The power-sharing executive had been set up according to the terms of the Sunningdale Agreement signed by Dublin, London and Belfast politicians late in 1973. Northern Ireland elections produced a minority of Protestant-Unionist politicians willing to form a government in tandem with the Social Democratic Labour Party, the middle-class constitutional nationalist organisation, led by Gerry Fitt and John Hume. Together, they had a majority against Ian Paisley and his friends in the Northern Ireland Aassembly; they formed a power-sharing government against strong Protestant opposition. Once it had got properly going, the power-sharing executive with British money to dispense, might have slowly gained in Protestant acceptance. But British politics cut across Irish developments, as so often in history.
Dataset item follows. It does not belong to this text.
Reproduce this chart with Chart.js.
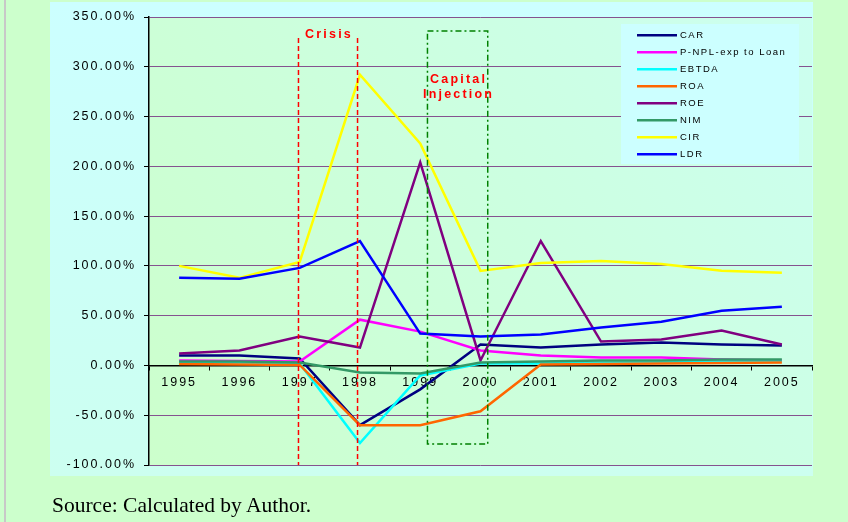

British Tory Prime Minister Edward Heath called a snap general election in February 1974, appealing to “public opinion” against striking miners. 11 of the then 12 Northern Ireland Westminster seats [there are 17 today] were won by outright opponents of power-sharing.
The power-sharing executive still had a majority in the Northern Ireland assembly, but its authority was badly damaged. The strike finished it off.
The strike erupted against the setting up of the Council of Ireland agreed at Sunningdale, very loosely linking Belfast and Dublin. Such a Council of Ireland had been provided for in the 1921 Treaty but never came into existence.
There was some coercion at the beginning of the strike. But it quickly became a powerful and enthusiastic demonstration of the strength of the Northern Irish working class, albeit in a bad cause: the demand, for a return to majority — sectarian — Protestant rule over the Catholics.
After nine days, the Belfast government collapsed. Britain’s plans to create power-sharing political institutions to run the Six Counties were in ruins. IRA bombs had brought down the old Stormont regime; an Orange general strike had stopped Britain replacing it with an executive in which Catholics had an institutionalised right to share power, and their aspirations for a united Ireland accommodated in a Dublin-Belfast Council of Ireland. It was stalemate. That stalemate has now lasted 20 years.